Health Reform – Changes to Expect

Pre-Existing Conditions:

Much of the healthcare reform legislation that recently passed is good news to those with pre-existing conditions who have had trouble affording health coverage in the past.

Effective immediately, insurers will no longer deny coverage to children with pre-existing conditions, whether the plan is old or new. Nothing in the new law stops them from raising premiums to cover the added costs now, but in 2014, insurers will not be able to raise premiums to cover those costs.

By late June 2010, a high-risk insurance pool will be created to allow those with preexisting conditions who have been uninsured for at least 6 months to obtain more affordable coverage in spite of their pre-existing conditions. In 2014, insurance companies will not be allow to deny anyone on the basis of pre-existing conditions or limit coverage based on health status, so this high risk pool is a temporary measure to allow uninsured people with pre-existing conditions to obtain more affordable coverage.

Medicare and Medicaid:

The new legislation will give some relief to retirees and those with Medicare who are paying out of pocket for their prescriptions. With the new legislation, Medicare patients who fall into the Part D “doughnut hole” will get a one-time $250 rebate, this year only. The doughnut hole, or Medicare Part D coverage gap , is the difference of the initial coverage limit and the catastrophic coverage threshold, as described in the Medicare Part D prescription drug program administered by the United States federal government. After a Medicare beneficiary surpasses the prescription drug coverage limit, the Medicare beneficiary is financially responsible for the entire cost of prescription drugs until the expense reaches the catastrophic coverage threshold. This rebate gives some of that money back.

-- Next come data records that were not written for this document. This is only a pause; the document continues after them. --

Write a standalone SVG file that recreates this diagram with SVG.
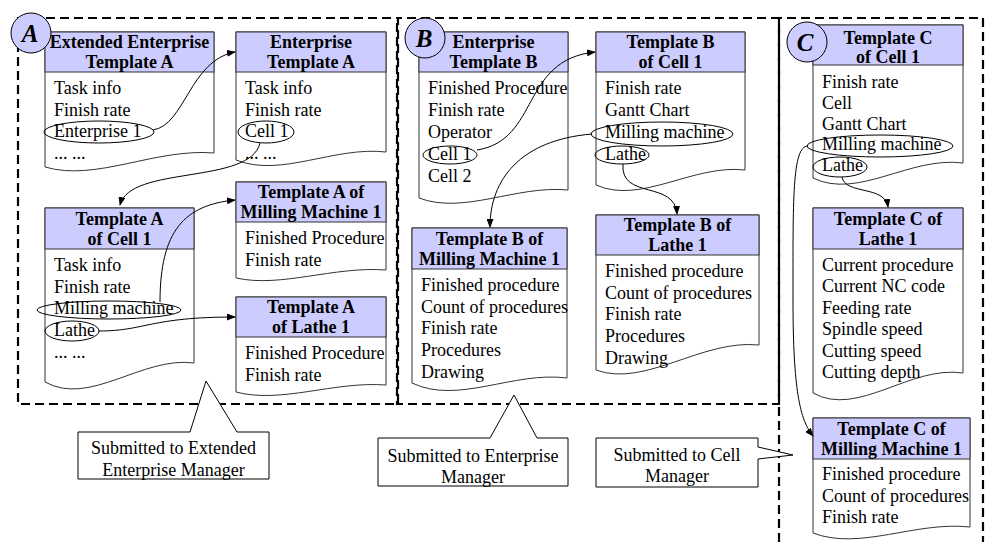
<svg xmlns="http://www.w3.org/2000/svg" width="985" height="542" viewBox="0 0 985 542">
<style>
.frame{fill:none;stroke:#000;stroke-width:2.2;stroke-dasharray:9 5}
.body{fill:#fff;stroke:#333;stroke-width:1}
.head{fill:#ccccff;stroke:#333;stroke-width:1}
.ht{font-family:"Liberation Serif","Times New Roman",serif;font-size:18px;font-weight:bold;text-anchor:middle;fill:#000}
.bt{font-family:"Liberation Serif","Times New Roman",serif;font-size:18px;fill:#000}
.ell{fill:none;stroke:#000;stroke-width:1}
.conn{fill:none;stroke:#000;stroke-width:1;marker-end:url(#arr)}
.badge{fill:#ccccff;stroke:#000;stroke-width:1}
.bl{font-family:"Liberation Serif","Times New Roman",serif;font-size:25px;font-weight:bold;font-style:italic;text-anchor:middle;fill:#000}
.call{fill:#fff;stroke:#000;stroke-width:1}
.ct{font-family:"Liberation Serif","Times New Roman",serif;font-size:18px;text-anchor:middle;fill:#000}
</style>
<defs>
<marker id="arr" markerWidth="9" markerHeight="7" refX="8" refY="3.5" orient="auto" markerUnits="userSpaceOnUse">
<path d="M0,0 L9,3.5 L0,7 z" fill="#000"/>
</marker>
</defs>
<rect width="985" height="542" fill="#fff"/>
<g id="frames">
<rect class="frame" x="18" y="18" width="380" height="386"/>
<rect class="frame" x="397" y="18" width="382" height="386" stroke-dashoffset="4"/>
<path class="frame" d="M779,542 V18 H983 V542"/>
</g>

<g id="A1">
<path class="body" d="M45,32 H214 V153 C155,148 96,182 45,167 Z"/>
<rect class="head" x="45" y="32" width="169" height="40"/>
<text class="ht" x="129.5" y="48">Extended Enterprise</text>
<text class="ht" x="129.5" y="68">Template A</text>
<text class="bt" x="54" y="94">Task info</text>
<text class="bt" x="54" y="115.7">Finish rate</text>
<text class="bt" x="54" y="137.4">Enterprise 1</text>
<text class="bt" x="54" y="159">... ...</text>
<ellipse class="ell" cx="99" cy="132" rx="55" ry="11"/>
</g>

<g id="A2">
<path class="body" d="M236,32 H386 V152 C334,146 281,178 236,160 Z"/>
<rect class="head" x="236" y="32" width="150" height="40"/>
<text class="ht" x="311" y="48">Enterprise</text>
<text class="ht" x="311" y="68">Template A</text>
<text class="bt" x="245" y="94">Task info</text>
<text class="bt" x="245" y="115.7">Finish rate</text>
<text class="bt" x="245" y="137.4">Cell 1</text>
<text class="bt" x="245" y="159">... ...</text>
<ellipse class="ell" cx="266" cy="132" rx="28" ry="11"/>
</g>

<g id="A3">
<path class="body" d="M45,208 H194 V363 C142,356 90,407 45,382 Z"/>
<rect class="head" x="45" y="208" width="149" height="41"/>
<text class="ht" x="119.5" y="225">Template A</text>
<text class="ht" x="119.5" y="245">of Cell 1</text>
<text class="bt" x="54" y="271">Task info</text>
<text class="bt" x="54" y="292.7">Finish rate</text>
<text class="bt" x="54" y="314.4">Milling machine</text>
<text class="bt" x="54" y="336">Lathe</text>
<text class="bt" x="54" y="357.8">... ...</text>
<ellipse class="ell" cx="109" cy="310" rx="72" ry="9"/>
<ellipse class="ell" cx="72" cy="331" rx="27" ry="10"/>
</g>

<g id="A4">
<path class="body" d="M236,182 H386 V270 C334,266 281,288 236,278 Z"/>
<rect class="head" x="236" y="182" width="150" height="40"/>
<text class="ht" x="311" y="198">Template A of</text>
<text class="ht" x="311" y="218">Milling Machine 1</text>
<text class="bt" x="245" y="244">Finished Procedure</text>
<text class="bt" x="245" y="265.7">Finish rate</text>
</g>

<g id="A5">
<path class="body" d="M236,297 H386 V385 C334,381 281,404 236,392 Z"/>
<rect class="head" x="236" y="297" width="150" height="40"/>
<text class="ht" x="311" y="313">Template A</text>
<text class="ht" x="311" y="333">of Lathe 1</text>
<text class="bt" x="245" y="359">Finished Procedure</text>
<text class="bt" x="245" y="380.7">Finish rate</text>
</g>

<g id="B1">
<path class="body" d="M419,32 H568 V190 C516,185 464,215 419,198 Z"/>
<rect class="head" x="419" y="32" width="149" height="40"/>
<text class="ht" x="493.5" y="48">Enterprise</text>
<text class="ht" x="493.5" y="68">Template B</text>
<text class="bt" x="428" y="94">Finished Procedure</text>
<text class="bt" x="428" y="116">Finish rate</text>
<text class="bt" x="428" y="138">Operator</text>
<text class="bt" x="428" y="160">Cell 1</text>
<text class="bt" x="428" y="182">Cell 2</text>
<ellipse class="ell" cx="450" cy="155" rx="27" ry="9"/>
</g>

<g id="B2">
<path class="body" d="M596,32 H745 V170 C693,164 641,205 596,185 Z"/>
<rect class="head" x="596" y="32" width="149" height="40"/>
<text class="ht" x="670.5" y="48">Template B</text>
<text class="ht" x="670.5" y="68">of Cell 1</text>
<text class="bt" x="605" y="94">Finish rate</text>
<text class="bt" x="605" y="116">Gantt Chart</text>
<text class="bt" x="605" y="138">Milling machine</text>
<text class="bt" x="605" y="160">Lathe</text>
<ellipse class="ell" cx="662" cy="134" rx="71" ry="12"/>
<ellipse class="ell" cx="622" cy="155" rx="27" ry="9"/>
</g>

<g id="B3">
<path class="body" d="M412,228 H567 V378 C513,371 458,405 412,383 Z"/>
<rect class="head" x="412" y="228" width="155" height="41"/>
<text class="ht" x="489.5" y="245">Template B of</text>
<text class="ht" x="489.5" y="265">Milling Machine 1</text>
<text class="bt" x="421" y="291">Finished procedure</text>
<text class="bt" x="421" y="312.7">Count of procedures</text>
<text class="bt" x="421" y="334.4">Finish rate</text>
<text class="bt" x="421" y="356">Procedures</text>
<text class="bt" x="421" y="377.8">Drawing</text>
</g>

<g id="B4">
<path class="body" d="M596,215 H759 V345 C702,339 645,388 596,370 Z"/>
<rect class="head" x="596" y="215" width="163" height="40"/>
<text class="ht" x="677.5" y="231">Template B of</text>
<text class="ht" x="677.5" y="251">Lathe 1</text>
<text class="bt" x="605" y="277">Finished procedure</text>
<text class="bt" x="605" y="298.7">Count of procedures</text>
<text class="bt" x="605" y="320.4">Finish rate</text>
<text class="bt" x="605" y="342">Procedures</text>
<text class="bt" x="605" y="363.8">Drawing</text>
</g>

<g id="C1">
<path class="body" d="M813,25 H963 V163 C910,156 858,200 813,178 Z"/>
<rect class="head" x="813" y="25" width="150" height="40"/>
<text class="ht" x="888" y="44">Template C</text>
<text class="ht" x="888" y="63">of Cell 1</text>
<text class="bt" x="822" y="88">Finish rate</text>
<text class="bt" x="822" y="108.8">Cell</text>
<text class="bt" x="822" y="129.6">Gantt Chart</text>
<text class="bt" x="822" y="150.4">Milling machine</text>
<text class="bt" x="822" y="171.2">Lathe</text>
<ellipse class="ell" cx="880" cy="146" rx="73" ry="11"/>
<ellipse class="ell" cx="840" cy="167" rx="27" ry="10"/>
</g>

<g id="C2">
<path class="body" d="M813,208 H963 V373 C910,365 858,418 813,393 Z"/>
<rect class="head" x="813" y="208" width="150" height="41"/>
<text class="ht" x="888" y="225">Template C of</text>
<text class="ht" x="888" y="245">Lathe 1</text>
<text class="bt" x="822" y="271">Current procedure</text>
<text class="bt" x="822" y="292.4">Current NC code</text>
<text class="bt" x="822" y="313.8">Feeding rate</text>
<text class="bt" x="822" y="335.2">Spindle speed</text>
<text class="bt" x="822" y="356.6">Cutting speed</text>
<text class="bt" x="822" y="378">Cutting depth</text>
</g>

<g id="C3">
<path class="body" d="M813,418 H970 V527 C915,521 860,551 813,533 Z"/>
<rect class="head" x="813" y="418" width="157" height="41"/>
<text class="ht" x="891.5" y="435">Template C of</text>
<text class="ht" x="891.5" y="455">Milling Machine 1</text>
<text class="bt" x="822" y="480">Finished procedure</text>
<text class="bt" x="822" y="501.5">Count of procedures</text>
<text class="bt" x="822" y="523">Finish rate</text>
</g>

<g id="badges">
<circle class="badge" cx="31" cy="33" r="20"/>
<text class="bl" x="30" y="42">A</text>
<circle class="badge" cx="425" cy="38" r="20"/>
<text class="bl" x="424" y="47">B</text>
<circle class="badge" cx="807" cy="42" r="20"/>
<text class="bl" x="805" y="51">C</text>
</g>

<g id="connectors">
<path class="conn" d="M153,130 C185,125 190,60 235,52"/>
<path class="conn" d="M260,143 C250,185 130,165 120,205"/>
<path class="conn" d="M160,302 C160,230 185,205 235,200"/>
<path class="conn" d="M99,331 C145,331 150,317 235,317"/>
<path class="conn" d="M477,150 C540,140 520,60 595,52"/>
<path class="conn" d="M592,134 C520,140 490,180 490,227"/>
<path class="conn" d="M623,164 C620,200 675,180 677,214"/>
<path class="conn" d="M842,177 C845,195 885,185 888,207"/>
<path class="conn" d="M808,146 C792,146 793,200 793,300 C793,390 800,420 813,436"/>
</g>

<g id="callout1">
<path class="call" d="M78,432 H190 L206,381 L237,432 H269 V479 H78 Z"/>
<text class="ct" x="173.5" y="454">Submitted to Extended</text>
<text class="ct" x="173.5" y="476">Enterprise Manager</text>
</g>
<g id="callout2">
<path class="call" d="M378,438 H490 L514,395 L537,438 H568 V486 H378 Z"/>
<text class="ct" x="473" y="462">Submitted to Enterprise</text>
<text class="ct" x="473" y="483">Manager</text>
</g>
<g id="callout3">
<path class="call" d="M596,438 H758 V447 L793,455 L758,459 V487 H596 Z"/>
<text class="ct" x="677" y="461">Submitted to Cell</text>
<text class="ct" x="677" y="482">Manager</text>
</g>
</svg>
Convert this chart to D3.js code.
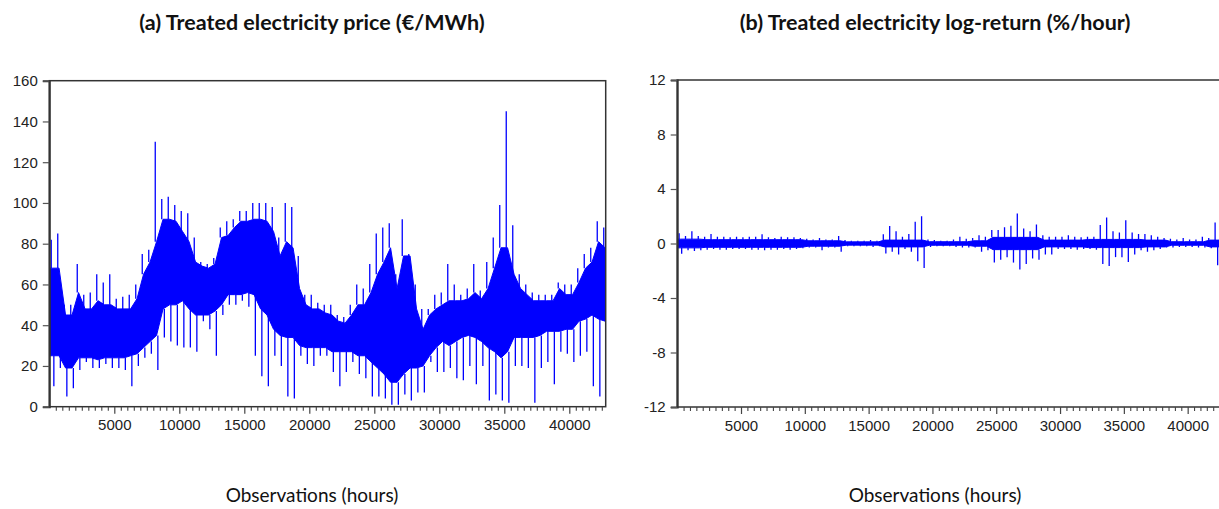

Between November 15 and December 31 2010, people on Medicare can switch plans. If you have been covered under a private Medicare Advantage plan, carefully review your options for 2011. That’s when these plans start losing the extra subsidies they’ve enjoyed up until now, and some may respond by changing prices or benefits.

More changes to Medicare begin on January 1, 2011. All plans must start covering the full cost of proven preventive services, with no deductibles or copays, and provide a free annual “comprehensive health assessment”—a checkup, plus discussion of your personal risk factors and ways you might address them. And anyone who falls into the “doughnut hole” will receive a 50 percent discount on brand-name drugs. This subsidy will increase in subsequent years until the doughnut hole closes completely in 2020.

In 2013, Medicare taxes go up on adjusted gross incomes of more than $200,000 for individuals or $250,000 for couples. They’ll have to pay an extra 0.9 percent tax on all earnings above that threshold. And for the first time, these high earners will also have to pay a 3.8 percent assessment on unearned income such as stock dividends.

In 2014, all individuals under 65 with an income of less than 133 percent of the federal poverty level will automatically be enrolled in Medicaid, even if they don’t have dependent children.

Preventive Care:

It may be frustrating when you spend money treating conditions that you know could have been prevented, or doctors tell you ways to stay healthy and prevent illness but then your insurance slaps high co-payments or fees on you for procedures or check-ups that are preventive in nature. This will soon change. Starting in the next open enrollment period after September 23, 2010 (usually Jan 1 2011 for most employers) there will be no co-pays, co-insurance or deductibles on proven preventive care such as immunizations, mammograms and colonoscopies.

Requirements for Uninsured:

In 2014, all citizens and legal residents will be required to have health coverage. Those who decline to purchase coverage will be charged a tax penalty. Exemptions will be available for reasons of financial hardship and other reasons.

More Affordable Coverage:

One of the main goals of health reform is to make health coverage more affordable for all Americans, regardless of their income level. As a result of the newly passed legislation, In 2014, families and individuals who meet income requirements will receive subsidies in the form of refundable tax credits and reduced out-of-pocket costs in order to make required coverage more affordable.

Every state will have an exchange where individuals and small businesses (up to 100 employees) can purchase coverage. All plans sold on the exchange must offer unlimited annual and lifetime coverage, and must offer a comprehensive set of “essential benefits.”

Coverage for Adult Children:

Many college kids or recent grads have trouble with finding or paying for insurance. Starting in 2014, all health plans, new and old, must allow adult children to stay on their parent’s health plan until their 26th birthday, unless they have access to job coverage on their own.